Friday, March 29, 2013

How Support My Lady To Stop Smoking

Individuals are more likely to quit smoking with partner support.

Nicotine is highly addictive, and the decision to quit smoking is a difficult one to make. An article in the "Journal of Consulting and Clinical Psychology" by Sheldon Cohen and Edward Lichtenstein reports that studies conducted by psychologists between 1977 and 1988 find that people whose partners supported their attempts to quit smoking were more likely to quit smoking and live a smoke-free life. If your partner has decided to quit smoking, there are a number of things you can do to support him.


1. Explain to your partner that you understand how difficult it is to quit smoking, and remind him that you are there for him every step of the way. Your partner might think he can quit smoking on his own, but ask him how you can help, the Quebec Lung Association advises. You can help by refusing to buy your partner cigarettes, not lighting a cigarette around him and by designating your home a "smoke-free" zone.

2. Help your partner avoid typical triggers that might induce nicotine cravings. According to the National Cancer Institute, these triggers can include being around other smokers, waking up in the morning, stress, driving a car, drinking coffee or tea, eating a meal, drinking alcohol or boredom.

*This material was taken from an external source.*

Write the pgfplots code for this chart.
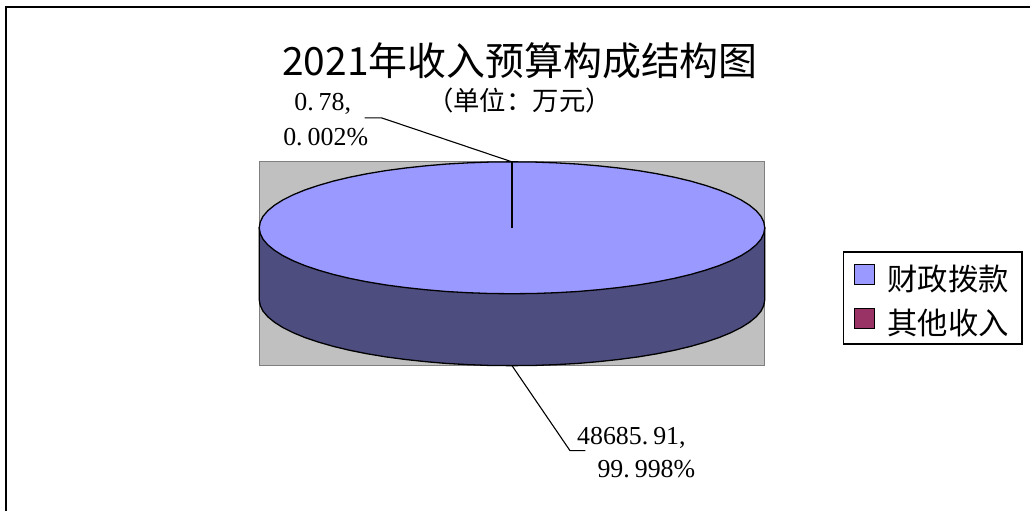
\documentclass[border=0pt]{standalone}
\usepackage{pgfplots}
\usepackage{pgfplotstable}
\usepackage{fontspec}
\pgfplotsset{compat=1.18}
\setmainfont{Liberation Sans}
\newfontfamily\cjk{Noto Sans CJK SC}
\newfontfamily\numfont{Liberation Serif}
\definecolor{pietop}{HTML}{9999FF}
\definecolor{pieside}{HTML}{4D4D80}
\definecolor{piewall}{HTML}{C0C0C0}
\definecolor{pieother}{HTML}{993366}

% rim of the disc, read off in pixels
\pgfplotstableread{
x y
765.5 228.0
764.5 222.2
761.7 216.5
756.9 210.9
750.2 205.4
741.8 200.1
731.6 195.0
719.7 190.1
706.3 185.6
691.4 181.3
675.1 177.4
657.6 173.9
639.0 170.8
619.4 168.2
599.0 166.0
578.0 164.2
556.4 163.0
534.6 162.2
512.5 162.0
490.4 162.2
468.6 163.0
447.0 164.2
426.0 166.0
405.6 168.2
386.0 170.8
367.4 173.9
349.9 177.4
333.6 181.3
318.7 185.6
305.3 190.1
293.4 195.0
283.2 200.1
274.8 205.4
268.1 210.9
263.3 216.5
260.5 222.2
259.5 228.0
260.5 233.8
263.3 239.5
268.1 245.1
274.8 250.6
283.2 255.9
293.4 261.0
305.3 265.9
318.7 270.4
333.6 274.7
349.9 278.6
367.4 282.1
386.0 285.2
405.6 287.8
426.0 290.0
447.0 291.8
468.6 293.0
490.4 293.8
512.5 294.0
534.6 293.8
556.4 293.0
578.0 291.8
599.0 290.0
619.4 287.8
639.0 285.2
657.6 282.1
675.1 278.6
691.4 274.7
706.3 270.4
719.7 265.9
731.6 261.0
741.8 255.9
750.2 250.6
756.9 245.1
761.7 239.5
764.5 233.8
765.5 228.0
}\rimtable

\pgfplotstableread{
x y
259.5 228.0
259.5 300.0
260.5 305.8
263.3 311.5
268.1 317.1
274.8 322.6
283.2 327.9
293.4 333.0
305.3 337.9
318.7 342.4
333.6 346.7
349.9 350.6
367.4 354.1
386.0 357.2
405.6 359.8
426.0 362.0
447.0 363.8
468.6 365.0
490.4 365.8
512.5 366.0
534.6 365.8
556.4 365.0
578.0 363.8
599.0 362.0
619.4 359.8
639.0 357.2
657.6 354.1
675.1 350.6
691.4 346.7
706.3 342.4
719.7 337.9
731.6 333.0
741.8 327.9
750.2 322.6
756.9 317.1
761.7 311.5
764.5 305.8
765.5 300.0
765.5 228.0
}\sidetable

\begin{document}
\begin{tikzpicture}
  \begin{axis}[
      width=1031bp, height=511bp,
      scale only axis,
      xmin=0, xmax=1031,
      ymin=0, ymax=511,
      y dir=reverse,
      hide axis,
      clip=false,
      legend cell align=left,
      legend style={
        at={(axis cs:843.5,251.5)}, anchor=north west,
        draw=black, line width=1.5bp,
        inner xsep=11bp, inner ysep=9bp,
        row sep=14bp,
        font=\fontsize{30.5}{32}\selectfont\cjk,
        nodes={text height=30bp, text depth=0bp, inner ysep=0bp},
        /tikz/every odd column/.append style={column sep=10bp},
        /tikz/every even column/.append style={column sep=0bp},
      },
    ]
    % outer frame, only top and left show
    \addplot[forget plot, draw=black, line width=2bp] coordinates {
      (6.5,511) (6.5,7) (1031,7)
    };
    \addplot[forget plot, draw=none] coordinates {(0,0) (1031,511)};
    % plot wall
    \addplot[forget plot, fill=piewall, draw=gray, line width=1bp] coordinates {
      (259.5,162) (765.5,162) (765.5,366) (259.5,366)
    } -- cycle;
    \addplot[forget plot, fill=pieside, draw=black, line width=1.3bp] table {\sidetable} -- cycle;
    \addplot[fill=pietop, draw=black, line width=1.3bp,
      legend image code/.code={
        \draw[fill=pietop, draw=black, line width=1bp] (0bp,-9bp) rectangle (20bp,11bp);
      }] table {\rimtable} -- cycle;
    \addlegendentry{财政拨款}
    % 0.78 slice, too thin to be more than a line
    \addplot[fill=pieother, draw=black, line width=1.3bp,
      legend image code/.code={
        \draw[fill=pieother, draw=black, line width=1bp] (0bp,-9bp) rectangle (20bp,11bp);
      }] coordinates {(512.5,228) (512.5,162)};
    \addlegendentry{其他收入}
    % leader lines
    \addplot[forget plot, draw=black, line width=1.1bp] coordinates {
      (365,118) (382,118) (512.5,162)
    };
    \addplot[forget plot, draw=black, line width=1.1bp] coordinates {
      (512.5,366) (570.5,451) (586,451)
    };
    \node[font=\fontsize{39.1}{41}\selectfont\cjk, anchor=center] at (axis cs:520.5,60.5) {2021年收入预算构成结构图};
    \node[font=\fontsize{26.5}{28}\selectfont\cjk, anchor=center] at (axis cs:520,101) {（单位：万元）};
    \node[font=\fontsize{26}{28}\selectfont\numfont, anchor=center] at (axis cs:323,104) {0.\kern5bp 78,};
    \node[font=\fontsize{26}{28}\selectfont\numfont, anchor=center] at (axis cs:326,137) {0.\kern5bp 002\%};
    \node[font=\fontsize{26}{28}\selectfont\numfont, anchor=center] at (axis cs:632,438) {48685.\kern5bp 91,};
    \node[font=\fontsize{26}{28}\selectfont\numfont, anchor=center] at (axis cs:647,470) {99.\kern5bp 998\%};
  \end{axis}
\end{tikzpicture}
\end{document}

3. Invent ways to help your partner resist the urge to smoke, especially during trigger times. To prevent smoking in the morning, plan a new wake-up routine that might involve exercise, reading or eating breakfast before showering --- or vice versa. Encourage your partner to practice deep breathing whenever she craves a cigarette and to drink one glass of water, advises the National Cancer Institute. Stress can be avoided by practicing relaxation techniques and by setting a aside a time each day for rest and relaxation.

4. Buy nicotine replacement products for your partner. According to the National Cancer Institute, they work to help relieve the cravings and withdrawal symptoms people feel when they quit smoking. Choose between the nicotine patch, nicotine gum, nicotine lozenge, nicotine nasal spray or a nicotine inhaler. It is not as harmful for a person to get nicotine from a nicotine replacement product than it is by smoking cigarettes.

5. Accompany your partner to any group meetings he might join to help him quit smoking. He might choose to participate in individual counseling or join a local support group.

6. Celebrate and reward your partner's accomplishments. According to The Quebec Lung Association, it is better to give your partner an immediate reward for small triumphs rather than promising something bigger when she quits for good. For example, take her out for dinner, or buy her something she really wants when she is able to get through a smoke free-day.